Em três anos e quatro meses de desgoverno Bolsonaro, o preço do diesel subiu 90%. O dado é de levantamento divulgado pelo Instituto de Estudos Estratégicos de Petróleo, Gás Natural e Biocombustíveis (Ineep) nesta terça. Novamente, o PPI é apontado como principal responsável pela explosão dos preços. “É como se a Petrobras estivesse funcionando como um monopólio privado”, afirmou o economista Eduardo Costa Pinto.
Desmonte e venda de refinarias custaram caro ao país
A entidade representativa dos petroleiros destaca que, apesar da autossuficiência na produção de petróleo, o Brasil importa atualmente 25% de suas necessidades de diesel, conforme dados da Agência Nacional de Petróleo, Gás Natural e Biocombustível (ANP).
O estímulo à importação de combustíveis via criação de empresas privadas começou em 2016, com Michel Temer, lembra Bacelar. Agora, essas empresas pressionam por importações e para que o preço interno acompanhe os patamares internacionais.
Bolsonaro agravou a dependência ao decidir não criar refinarias, reduzir investimentos e ainda vender unidades da Petrobrás. “Uma política de desmonte que, com base na política do PPI, contribuiu para a escalada da inflação”, afirma o líder da FUP. Para ele, um dos erros cruciais do desgoverno Bolsonaro foi não ter concluído o segundo trem da Refinaria Abreu Lima (Rnest/PE), especializada em produção de diesel.
“Errou também ao não investir no Comperj (Complexo Petroquímico do Rio de Janeiro), e ao não construir unidades de coqueamento em algumas refinarias do país – como na refinaria da Bahia, privatizada no fim do ano passado”, prossegue o dirigente. “Elas deveriam estar produzindo diesel ao invés de óleos combustíveis.”
Presidente da Petrobrás quando as reservas do pré-sal foram confirmadas, José Sergio Gabrielli pensa de forma semelhante. Detentor do mandato mais longevo à frente da estatal (22 de julho de 2005 a 13 de fevereiro de 2012), o economista costuma dizer que desde o golpe de 2016 a estatal caminha rapidamente para se transformar de uma empresa integrada, “do poço ao posto”, em mera exportadora de óleo cru.
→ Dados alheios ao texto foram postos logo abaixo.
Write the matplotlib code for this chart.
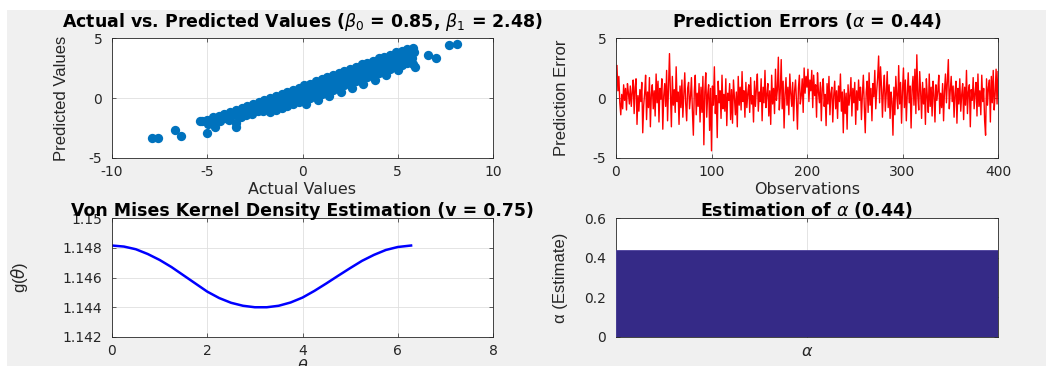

“Se você abre o país para mais importação, se você diminui o uso do petróleo nacional, porque aumenta a exportação do petróleo cru e não processa o petróleo cru nas refinarias, que não estão crescendo – aliás, a expansão das refinarias foi inviabilizada com a lava jato –, você tem uma situação em que o país passa a ser dependente do mercado internacional”, explicou em entrevista no programa Sexta-feira 13h, na TvPT no Youtube, no ano passado.
“Tudo foi feito para que o país ficasse mais dependente dos preços internacionais, porque aumentou-se muito a importação de derivados, algumas refinarias foram desativadas e em outras reduziram a utilização, foram criados mais de 400 importadores de derivados no país e a Petrobrás está desmontando o parque de refino”, elenca.
Gabrielli destacou ainda o Plano Estratégico de Negócios e Gestão (PNG) da Petrobrás para o quinquênio 2022/2026. “Ele continua ainda fortemente concentrado em atender os interesses de curto prazo dos acionistas, desprezando outros públicos de interesses que constituem o universo das grandes empresas”, finalizou.